EPA Use of Clean Air Act to Address Climate Change
As we approach the 40th anniversary of the Clean Air Act, it is appropriate for the Environmental Protection Agency (EPA) to use this law for the agency’s most important and challenging task yet: solving climate change. Decades of success using the act to make America’s communities cleaner and safer can serve as a model of how to tackle climate change.
Public Citizen supports the development of strong, science-based regulations to sharply reduce greenhouse gas emissions from power plants, oil refineries and other “smokestack” emitters responsible for 70 percent of our nation’s emissions of pollutants that cause climate change.Public Citizen strongly supports the agency’s efforts to use the Clean Air Act to implement science-based regulations to sharply reduce America’s greenhouse gas emissions from new and existing industrial sources.
Watch: Public Citizen' s Energy Director, Tyson Slocum, testify on the Clean Air Act.
Stripping EPA Authority in House Legislation
Unfortunately, climate legislation passed by the House of Representatives would end the ability of the EPA to regulate greenhouse gas emissions under the Clean Air Act. Public Citizen understands why polluters’ lobbyists have tried to eviscerate the EPA’s authority: Because they know that the agency now is largely shielded from the influence of corporate special interests and can therefore concentrate on formulating the regulatory solutions to climate change based on science, not politics.

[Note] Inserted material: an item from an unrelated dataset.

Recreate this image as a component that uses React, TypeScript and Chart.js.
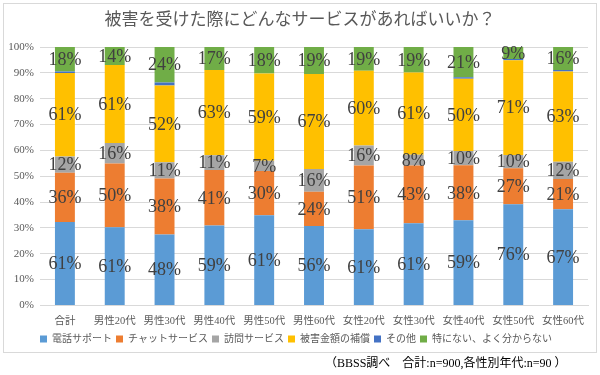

Attacking Clean Air Act in the Senate
Sen. Lisa Murkowski (R-AK) is attempting to eviscerate the Clean Air Act by filing a disapproval resolution on the Environmental Protection Agency’s (EPA) endangerment finding, which was just made final on December 15, 2009. The endangerment finding determined that greenhouse gases threaten public health and safety. The agency must now evaluate what regulations are necessary to protect public health and safety. The disapproval resolution could potentially overturn EPA’s decision on endangerment, effectively hamstringing regulators from addressing climate change.